No. Spoliation in SC is defined as the destruction or material alteration of evidence or to the failure to preserve property for another’s use as evidence in pending or reasonably foreseeable litigation.” Silvestri v. Gen. Motors Corp., 271 F.3d 583, 590 (4th Cir. 2001). The SC Supreme Court has declined to recognize the tort of negligent spoliation of evidence as an independent cause of action. Cole Vision Corp. v. Hobbs, 394 S.C. 144, 154, 714 S.E.2d 537, 542 (2011). This does not preclude parties from asserting spoliation as a defense. Id. “[T]he effect of the doctrine of spoliation, when applied in a defensive manner, is to allow a defendant to exculpate itself from liability because the plaintiff has barred it from obtaining evidence….” Robert L. Tucker, The Flexible Doctrine of Spoliation of Evidence: Cause of Action, Defense, Evidentiary Presumption, and Discovery Sanction, 27 U. Tol. L.Rev. 67, 75 (1995).
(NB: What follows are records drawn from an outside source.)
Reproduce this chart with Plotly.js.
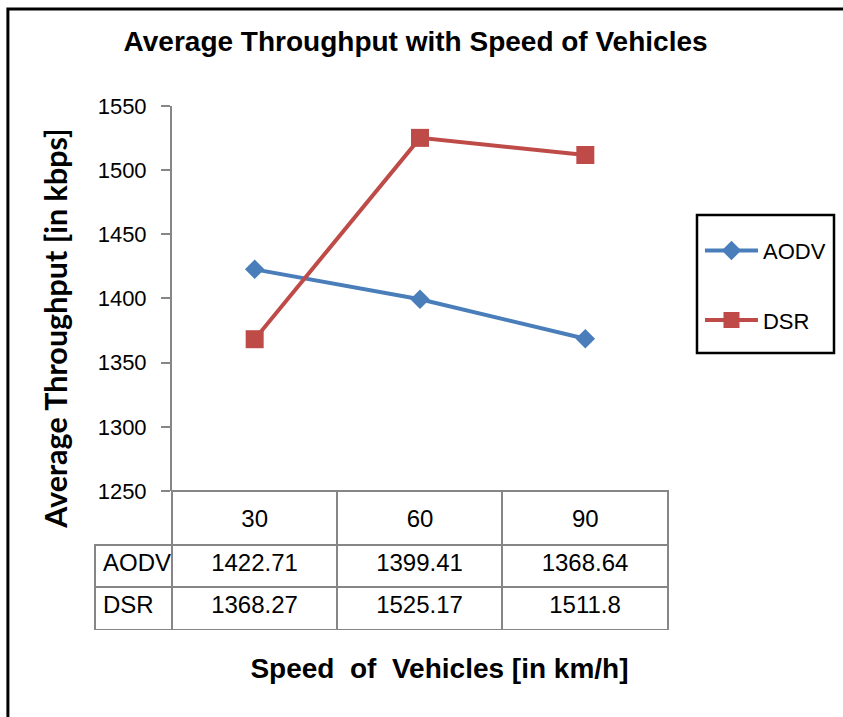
<!DOCTYPE html>
<html>
<head>
<meta charset="utf-8">
<script src="https://cdn.plot.ly/plotly-3.0.1.min.js"></script>
<style>html,body{margin:0;padding:0;background:#fff;}#chart{width:843px;height:717px;}</style>
</head>
<body>
<div id="chart"></div>
<script>
// ---- data ----
var speeds = ['30', '60', '90'];
var seriesNames = ['AODV', 'DSR'];
var aodv = [1422.71, 1399.41, 1368.64];
var dsr = [1368.27, 1525.17, 1511.8];
var yTicks = [1250, 1300, 1350, 1400, 1450, 1500, 1550];

var FONT = '"Liberation Sans", Arial, sans-serif';
var blue = '#4A7EBB', red = '#BE4B48', axisGray = '#868686';
var NB = '\u00a0';
var CLEAR = 'rgba(0,0,0,0)';

var traceA = {
  type: 'scatter', mode: 'lines+markers', name: seriesNames[0], legendgroup: 'a',
  x: speeds, y: aodv,
  line: {color: blue, width: 4},
  marker: {symbol: 'diamond', size: 15, color: blue}
};
var traceD = {
  type: 'scatter', mode: 'lines+markers', name: seriesNames[1], legendgroup: 'd',
  x: speeds, y: dsr,
  line: {color: red, width: 4},
  marker: {symbol: 'square', size: 18, color: red}
};

// data table below the category axis (the header row shows the axis' own category labels)
var colVals = [seriesNames.slice()];
for (var i = 0; i < speeds.length; i++) colVals.push([String(aodv[i]), String(dsr[i])]);
var table = {
  type: 'table',
  domain: {x: [0, 1], y: [0, 0.2653]},
  columnwidth: [77, 165, 165, 166],
  header: {
    values: ['', '', '', ''],
    height: 54,
    line: {color: [CLEAR, axisGray, axisGray, axisGray], width: 2},
    fill: {color: CLEAR},
    font: {family: FONT, size: 24, color: '#000'}
  },
  cells: {
    values: colVals,
    height: 42.5,
    align: ['left', 'center', 'center', 'center'],
    line: {color: axisGray, width: 2},
    fill: {color: 'white'},
    font: {family: FONT, size: 24, color: '#000'}
  }
};

var layout = {
  width: 843, height: 717,
  margin: {l: 95, r: 175, t: 106, b: 87, autoexpand: false},
  paper_bgcolor: 'white', plot_bgcolor: 'white',
  font: {family: FONT, color: '#000'},
  title: {
    text: '<b>Average Throughput with Speed of Vehicles</b>',
    font: {family: FONT, size: 28, color: '#000'},
    xref: 'container', x: 0.493, xanchor: 'center',
    yref: 'container', y: 0.942, yanchor: 'middle'
  },
  xaxis: {
    type: 'category', domain: [0.1344, 1], range: [-0.5, 2.5],
    showline: false, ticks: '',
    ticklabelstandoff: 11,
    tickfont: {family: FONT, size: 24, color: '#000'},
    showgrid: false, zeroline: false,
    title: {text: '<b>' + NB.repeat(5) + 'Speed' + NB + ' of' + NB + ' Vehicles [in km/h]</b>', font: {family: FONT, size: 28, color: '#000'}, standoff: 127}
  },
  yaxis: {
    domain: [0.2653, 1], range: [1250, 1550], tickvals: yTicks,
    showline: true, linecolor: axisGray, linewidth: 2,
    ticks: 'outside', ticklen: 9, tickwidth: 2, tickcolor: axisGray,
    ticklabelstandoff: 10,
    showgrid: false, zeroline: false,
    tickfont: {family: FONT, size: 22, color: '#000'},
    title: {text: '<b>Average Throughput [in kbps]' + NB.repeat(8) + '</b>', font: {family: 'Lato, "Open Sans", sans-serif', size: 30.5, color: '#000'}, standoff: 21}
  },
  showlegend: true,
  legend: {
    x: 1.0558, xanchor: 'left', y: 0.764, yanchor: 'top',
    traceorder: 'grouped', tracegroupgap: 38,
    bgcolor: CLEAR, borderwidth: 0,
    font: {family: FONT, size: 22, color: '#000'},
    itemwidth: 53
  },
  shapes: [
    {type: 'rect', xref: 'paper', yref: 'paper', x0: 1.0506, x1: 1.2897, y0: 0.5286, y1: 0.792,
     line: {color: '#000', width: 2.5}, fillcolor: CLEAR},
    {type: 'rect', xref: 'paper', yref: 'paper', x0: -0.152, x1: 1.5, y0: -0.3, y1: 1.1851,
     line: {color: '#000', width: 3}, fillcolor: CLEAR}
  ]
};

Plotly.newPlot('chart', [traceA, traceD, table], layout, {displayModeBar: false, staticPlot: true});
</script>
</body>
</html>
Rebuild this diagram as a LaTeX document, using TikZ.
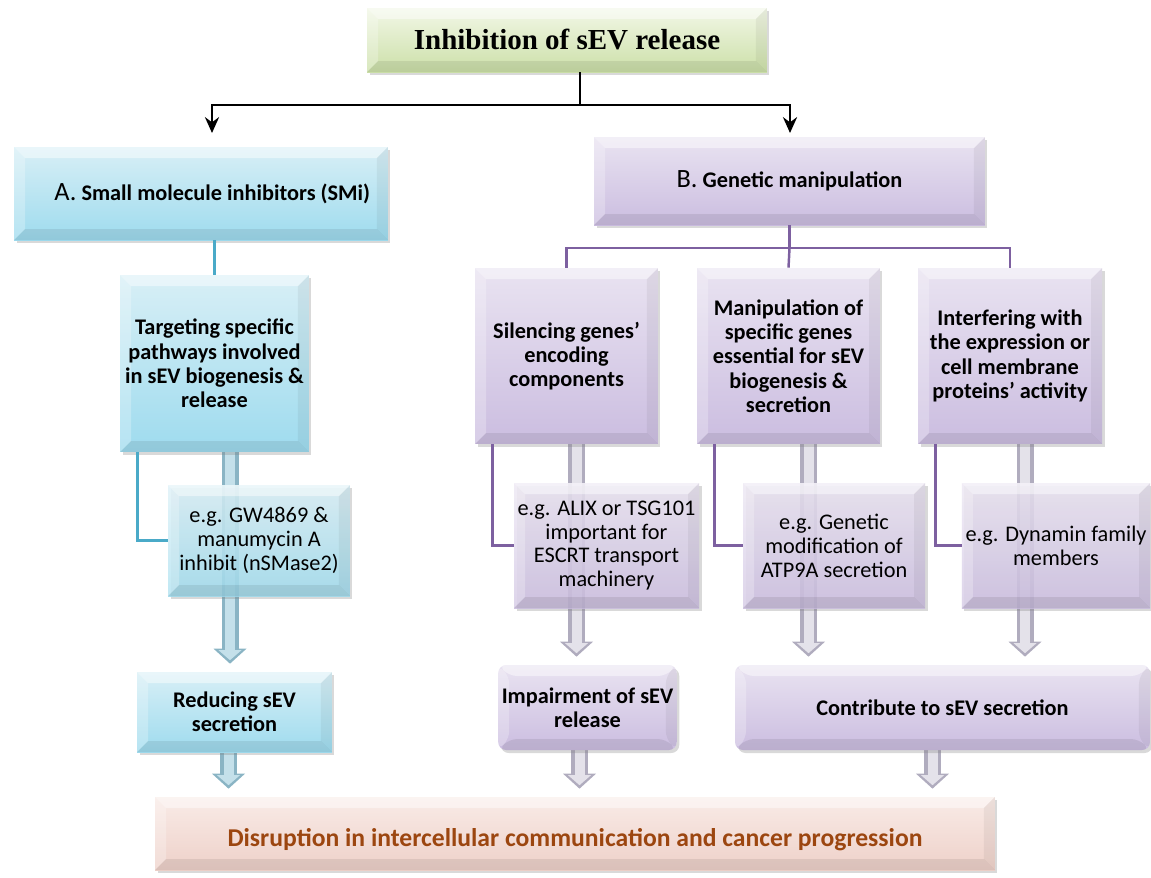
\documentclass[tikz,border=0pt]{standalone}
\usepackage{fontspec}
\setmainfont{Carlito}
\newfontfamily\titlefont{Liberation Serif}
\usetikzlibrary{arrows.meta,calc,shadows,backgrounds,positioning}

\definecolor{bluetop}{RGB}{216,239,246}
\definecolor{bluebot}{RGB}{158,219,238}
\definecolor{liltop}{RGB}{233,227,241}
\definecolor{lilbot}{RGB}{203,189,224}
\definecolor{greentop}{RGB}{242,247,231}
\definecolor{greenbot}{RGB}{204,224,168}
\definecolor{pinktop}{RGB}{249,235,231}
\definecolor{pinkbot}{RGB}{238,209,201}
\definecolor{acol}{RGB}{74,170,200}
\definecolor{bcol}{RGB}{125,96,160}
\definecolor{rusttext}{RGB}{156,70,16}
\definecolor{fblueedge}{RGB}{138,180,196}
\definecolor{fbluecore}{RGB}{196,224,234}
\definecolor{flilacedge}{RGB}{176,172,190}
\definecolor{flilaccore}{RGB}{228,226,234}

\tikzset{
  bevel/.style={path picture={
      \path (path picture bounding box.north west) coordinate (pnw)
            (path picture bounding box.north east) coordinate (pne)
            (path picture bounding box.south west) coordinate (psw)
            (path picture bounding box.south east) coordinate (pse);
      \fill[white,opacity=.45] (pnw) -- (pne) -- ($(pne)+(-#1,-#1)$) -- ($(pnw)+(#1,-#1)$) -- cycle;
      \fill[white,opacity=.25] (pnw) -- ($(pnw)+(#1,-#1)$) -- ($(psw)+(#1,#1)$) -- (psw) -- cycle;
      \fill[black,opacity=.05] (pne) -- (pse) -- ($(pse)+(-#1,#1)$) -- ($(pne)+(-#1,-#1)$) -- cycle;
      \fill[black,opacity=.08] (psw) -- (pse) -- ($(pse)+(-#1,#1)$) -- ($(psw)+(#1,#1)$) -- cycle;
    }},
  bevel/.default=0.22cm,
  box/.style={align=center, inner sep=2pt, bevel,
    font=\fontsize{12.7}{13.8}\selectfont\bfseries,
    drop shadow={opacity=.3, shadow xshift=.05cm, shadow yshift=-.06cm}},
  abox/.style={box, top color=bluetop, bottom color=bluebot},
  bbox/.style={box, top color=liltop, bottom color=lilbot},
  egtext/.style={font=\fontsize{12.7}{13.6}\selectfont\mdseries, fill opacity=.85, text opacity=1},
  kline/.style={line width=1.5pt, black},
  aline/.style={line width=1.4pt, acol},
  bline/.style={line width=1.4pt, bcol},
  fatouter/.style={line width=.34cm, draw=#1edge, shorten >=.16cm,
    -{Triangle[length=.3cm, width=.66cm, line width=0pt]}},
  fatinner/.style={line width=.2cm, draw=#1core, shorten >=.23cm,
    -{Triangle[length=.2cm, width=.46cm, line width=0pt]}},
}

\begin{document}
\begin{tikzpicture}[x=0.02cm, y=-0.02cm]
\useasboundingbox (0,0) rectangle (1151,877);

% Titel
\node[box, top color=greentop, bottom color=greenbot, minimum width=8cm, minimum height=1.28cm,
      font=\titlefont\bfseries\fontsize{16.5}{18}\selectfont] (top) at (567,40) {Inhibition of sEV release};

% Zweig A
\node[abox, minimum width=7.48cm, minimum height=1.86cm] (smi) at (201,193.5)
  {\hspace*{.45cm}{\mdseries\fontsize{15}{15}\selectfont A.} Small molecule inhibitors (SMi)};
\node[abox, minimum width=3.78cm, minimum height=3.54cm] (tgt) at (214.5,363.5)
  {Targeting specific\\pathways involved\\in sEV biogenesis \&\\release};
\node[abox, egtext, minimum width=3.64cm, minimum height=2.22cm] (egA) at (259,540.5)
  {e.g. GW4869 \&\\manumycin A\\inhibit (nSMase2)};
\node[abox, minimum width=3.9cm, minimum height=1.6cm] (red) at (234.5,712)
  {Reducing sEV\\secretion};

% Zweig B
\node[bbox, minimum width=7.82cm, minimum height=1.76cm] (gen) at (789.5,181)
  {{\mdseries\fontsize{15}{15}\selectfont B.} Genetic manipulation};
\node[bbox, minimum width=3.66cm, minimum height=3.52cm] (sil) at (566.5,356)
  {Silencing genes’\\encoding\\components};
\node[bbox, minimum width=3.66cm, minimum height=3.52cm] (man) at (788.5,356)
  {Manipulation of\\specific genes\\essential for sEV\\biogenesis \&\\secretion};
\node[bbox, minimum width=3.68cm, minimum height=3.52cm] (itf) at (1010,356)
  {Interfering with\\the expression or\\cell membrane\\proteins’ activity};
\node[bbox, egtext, minimum width=3.66cm, minimum height=2.5cm] (egB) at (606.5,545.5)
  {e.g. ALIX or TSG101\\important for\\ESCRT transport\\machinery};
\node[bbox, egtext, minimum width=3.64cm, minimum height=2.5cm] (egC) at (834,545.5)
  {e.g. Genetic\\modification of\\ATP9A secretion};
\node[bbox, egtext, minimum width=3.64cm, minimum height=2.5cm] (egD) at (1056,545.5)
  {e.g. Dynamin family\\members};
\node[bbox, rounded corners=.16cm, minimum width=3.38cm, minimum height=1.7cm] (imp) at (587.5,707.5)
  {Impairment of sEV\\release};
\node[bbox, rounded corners=.16cm, minimum width=8.3cm, minimum height=1.7cm] (con) at (942.5,707.5)
  {Contribute to sEV secretion};

% Ergebnis
\node[box, top color=pinktop, bottom color=pinkbot, minimum width=16.8cm, minimum height=1.46cm,
      text=rusttext, text height=.62cm, font=\fontsize{14.6}{16}\selectfont\bfseries] (dis) at (575,833.5)
  {Disruption in intercellular communication and cancer progression};

% Verbindungen oben
\coordinate (split) at (580,105);
\coordinate (toA) at (212,133);
\coordinate (toB) at (790,133);
\draw[kline] (top.south -| split) -- (split);
\draw[kline, -{Stealth[length=9pt, width=8pt]}] (split) -| (toA);
\draw[kline, -{Stealth[length=9pt, width=8pt]}] (split) -| (toB);

% Linien A
\draw[aline] (smi.south -| tgt.north) -- (tgt.north);
\draw[aline] ($(tgt.south west)+(18,0)$) |- (egA.west);

% Linien B
\coordinate (bsplit) at (789.5,248);
\draw[bline] (gen.south) -- (bsplit);
\draw[bline] (sil.north) |- (bsplit) -| (itf.north);
\draw[bline] (bsplit) -- (man.north);
\foreach \u/\l in {sil/egB, man/egC, itf/egD}
  \draw[bline] ($(\u.south west)+(18,0)$) |- (\l.west);

% dicke Pfeile
\begin{scope}[on background layer]
  \foreach \u/\l/\c/\o in {tgt/red/fblue/15.5, sil/imp/flilac/10, man/con/flilac/20,
                           itf/con/flilac/15, red/dis/fblue/-6, imp/dis/flilac/-8, con/dis/flilac/-10} {
    \coordinate (s) at ($(\u.south)+(\o,0)$);
    \draw[fatouter=\c] (s) -- (s |- \l.north);
    \draw[fatinner=\c] (s) -- (s |- \l.north);
  }
\end{scope}
\end{tikzpicture}
\end{document}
A party may also be sanctioned for spoliation where the party had a duty to preserve material evidence and willfully engaged in conduct that resulted in the loss or destruction of such evidence at a time when the party knew—or should have known—that the destroyed evidence was or could be relevant in litigation. Turner v. United States, 736 F.3d 274, 282 (4th Cir. 2013).

A party seeking sanctions based on the spoliation of evidence must establish, inter alia, that the alleged spoliator had a duty to preserve material evidence. This duty arises “not only during litigation but also extends to that period before the litigation when a party reasonably should know that the evidence may be relevant to anticipated litigation.” Silvestri v. Gen. Motors Corp., 271 F.3d 583, 591 (4th Cir.2001). Generally, it is the filing of a lawsuit that triggers the duty to preserve evidence. Victor Stanley, Inc. v. Creative Pipe, Inc., 269 F.R.D. 497, 522 (D.Md.2010). Moreover, spoliation does not result merely from the “negligent loss or destruction of evidence.” Vodusek, 71 F.3d at 156. Rather, the alleged destroyer must have known that the evidence was relevant to some issue in the anticipated case, and thereafter willfully engaged in conduct resulting in the evidence’s loss or destruction. See id. Although the conduct must be intentional, the party seeking sanctions need not prove bad faith. Id. See Id, Turner v. United States, 736 F.3d 274, 282 (4th Cir. 2013). Any particular sanctions imposed by the court would vary case by case.